Is this the only big difference? Or in other words, can I do the same implementation as in a simple MCTS with the 4 stages: selection, expansion, simulation and backpropagation, where the result of the simulation is the accumulated reward instead of a value between 0 and 1? How would the UCT selection be adjusted in this case?
No, this is not the only difference. The important differences between the "original UCT" (as described in the paper you linked), and the "standard UCT" (as typically implemented in game AI research) are nicely summarised in Subsection 2.4 of "On Monte Carlo Tree Search and Reinforcement Learning". I'd recommend reading the entire paper, or large parts of it, if you have the time, but to summarise the key differences:
- Original stores as many nodes as allowed by memory limitations per iteration, standard only expands one node per iteration.

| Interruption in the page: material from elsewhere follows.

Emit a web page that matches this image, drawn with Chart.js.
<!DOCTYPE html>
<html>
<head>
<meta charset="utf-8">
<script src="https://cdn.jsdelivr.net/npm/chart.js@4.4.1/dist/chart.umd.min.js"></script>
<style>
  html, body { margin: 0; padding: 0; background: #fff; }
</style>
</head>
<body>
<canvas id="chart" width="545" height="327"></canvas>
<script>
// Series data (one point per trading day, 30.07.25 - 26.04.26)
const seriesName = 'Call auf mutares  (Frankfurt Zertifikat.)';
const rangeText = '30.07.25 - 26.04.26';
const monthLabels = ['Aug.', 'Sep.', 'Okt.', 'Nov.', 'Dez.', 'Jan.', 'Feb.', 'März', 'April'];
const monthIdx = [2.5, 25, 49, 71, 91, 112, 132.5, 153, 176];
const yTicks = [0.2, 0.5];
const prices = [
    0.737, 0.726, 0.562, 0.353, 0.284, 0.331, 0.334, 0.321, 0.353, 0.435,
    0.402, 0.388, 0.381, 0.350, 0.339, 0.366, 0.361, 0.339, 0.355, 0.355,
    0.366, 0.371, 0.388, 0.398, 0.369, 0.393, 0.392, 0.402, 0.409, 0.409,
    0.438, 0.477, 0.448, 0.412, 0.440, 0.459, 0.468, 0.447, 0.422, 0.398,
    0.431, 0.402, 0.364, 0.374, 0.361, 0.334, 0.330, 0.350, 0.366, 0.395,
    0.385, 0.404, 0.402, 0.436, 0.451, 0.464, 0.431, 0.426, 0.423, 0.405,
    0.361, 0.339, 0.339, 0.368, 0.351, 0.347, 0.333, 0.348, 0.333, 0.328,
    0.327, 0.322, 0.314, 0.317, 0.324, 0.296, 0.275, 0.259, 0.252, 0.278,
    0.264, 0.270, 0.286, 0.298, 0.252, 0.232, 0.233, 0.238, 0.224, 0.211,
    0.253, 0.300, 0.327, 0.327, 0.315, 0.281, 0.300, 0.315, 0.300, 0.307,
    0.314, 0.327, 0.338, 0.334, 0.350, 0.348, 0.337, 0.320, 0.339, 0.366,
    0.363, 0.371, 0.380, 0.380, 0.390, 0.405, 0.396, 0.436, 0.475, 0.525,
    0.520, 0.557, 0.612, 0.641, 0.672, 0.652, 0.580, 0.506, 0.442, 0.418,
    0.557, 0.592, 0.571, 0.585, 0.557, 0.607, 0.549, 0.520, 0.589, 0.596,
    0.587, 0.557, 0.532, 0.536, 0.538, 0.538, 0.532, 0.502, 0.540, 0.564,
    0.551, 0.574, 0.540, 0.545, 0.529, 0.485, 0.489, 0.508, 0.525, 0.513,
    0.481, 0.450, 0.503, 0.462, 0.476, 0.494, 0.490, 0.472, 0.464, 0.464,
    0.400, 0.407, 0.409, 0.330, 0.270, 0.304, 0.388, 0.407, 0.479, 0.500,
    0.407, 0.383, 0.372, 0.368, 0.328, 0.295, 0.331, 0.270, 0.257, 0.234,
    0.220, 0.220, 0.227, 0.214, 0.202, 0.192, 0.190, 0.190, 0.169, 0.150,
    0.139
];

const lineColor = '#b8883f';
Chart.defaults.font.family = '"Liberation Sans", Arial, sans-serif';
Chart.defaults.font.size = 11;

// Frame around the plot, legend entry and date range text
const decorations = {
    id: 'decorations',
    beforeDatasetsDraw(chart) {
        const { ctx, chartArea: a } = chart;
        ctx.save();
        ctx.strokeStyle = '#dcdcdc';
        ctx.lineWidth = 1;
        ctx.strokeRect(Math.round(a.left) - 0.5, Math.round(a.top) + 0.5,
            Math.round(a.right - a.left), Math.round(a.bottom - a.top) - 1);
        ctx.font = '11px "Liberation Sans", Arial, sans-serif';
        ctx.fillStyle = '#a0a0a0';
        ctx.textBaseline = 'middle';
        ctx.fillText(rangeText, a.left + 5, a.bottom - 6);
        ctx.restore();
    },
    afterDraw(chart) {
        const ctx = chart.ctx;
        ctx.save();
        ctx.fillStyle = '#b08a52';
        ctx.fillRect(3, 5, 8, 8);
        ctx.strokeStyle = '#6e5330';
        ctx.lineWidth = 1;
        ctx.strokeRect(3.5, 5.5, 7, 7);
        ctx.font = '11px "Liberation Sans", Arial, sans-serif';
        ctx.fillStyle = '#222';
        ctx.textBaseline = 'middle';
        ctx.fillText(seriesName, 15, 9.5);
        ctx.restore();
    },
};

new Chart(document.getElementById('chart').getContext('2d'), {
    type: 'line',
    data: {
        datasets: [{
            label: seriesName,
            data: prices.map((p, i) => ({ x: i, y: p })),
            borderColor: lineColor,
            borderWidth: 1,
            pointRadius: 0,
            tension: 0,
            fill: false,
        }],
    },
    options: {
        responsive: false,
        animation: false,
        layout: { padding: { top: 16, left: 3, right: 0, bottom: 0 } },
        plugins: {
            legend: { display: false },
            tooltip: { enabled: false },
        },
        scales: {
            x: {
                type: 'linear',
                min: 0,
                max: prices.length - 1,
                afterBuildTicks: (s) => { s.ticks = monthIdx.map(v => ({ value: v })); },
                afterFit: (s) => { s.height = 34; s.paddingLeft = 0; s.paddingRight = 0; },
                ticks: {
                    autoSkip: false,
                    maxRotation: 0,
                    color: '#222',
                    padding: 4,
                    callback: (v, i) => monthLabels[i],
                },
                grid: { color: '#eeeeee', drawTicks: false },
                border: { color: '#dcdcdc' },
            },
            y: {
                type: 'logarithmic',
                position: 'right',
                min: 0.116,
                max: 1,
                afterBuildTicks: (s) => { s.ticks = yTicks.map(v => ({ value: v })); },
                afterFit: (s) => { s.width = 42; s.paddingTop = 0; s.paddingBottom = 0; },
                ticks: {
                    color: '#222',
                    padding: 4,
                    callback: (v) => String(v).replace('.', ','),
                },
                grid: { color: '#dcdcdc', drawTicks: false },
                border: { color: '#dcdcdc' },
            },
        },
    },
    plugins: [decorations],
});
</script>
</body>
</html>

- Original uses transpositions, standard implementation does not
- Original uses discount factor $\gamma$, standard does not (equivalent to picking $\gamma = 1$)
- Original takes into account at which point in time rewards were observed, standard does not
That last point is the one your question mainly seems to be about. Your idea of using a standard implementation, but accumulating any intermediate rewards and treating them as one large terminal reward, would not be the same. Actually taking into account the times at which rewards were observed, as done in the original UCT, can lead to more accurate value estimates in nodes in the middle of the tree (or at least to finding them more quickly). Your idea would be equivalent to learning from Monte-Carlo backups in Reinforcement Learning literature (e.g. Sutton and Barto's book), whereas the original UCT implementation would be more similar to learning from TD($0$) backups.
Note that, when talking about the "standard" implementation of UCT, that's very often in papers about two-player zero-sum games in which all intermediate rewards have a value of $0$, discounting is considered to be unimportant (i.e. $\gamma = 1$), and only terminal game states have a non-zero reward. In this special case, the two ideas do become equivalent.
What does the UpdateValue function in line 12 does exactly? In the text it says it is used to adjust the state-action pair value at a given depth, will this be used to the selection? How is this calculated exactly?
This would be done in the "standard" way. The visit count is incremented, and $q$ could be added to a sum of all $q$ values ever observed during the search for that state-action pair, such that the average score can be computed as the sum of $q$ scores divided by visit count. This average score is the $\bar{X}$ used in Selection.
What is the depth parameter needed for? Is it related with the UpdateValue?
I think it's usually not really needed. In the paper they describe that it may be considered to have a depth cut-off. From paper:
"This can be the reach of a terminal state, or episodes can be cut at a certain depth (line 8)."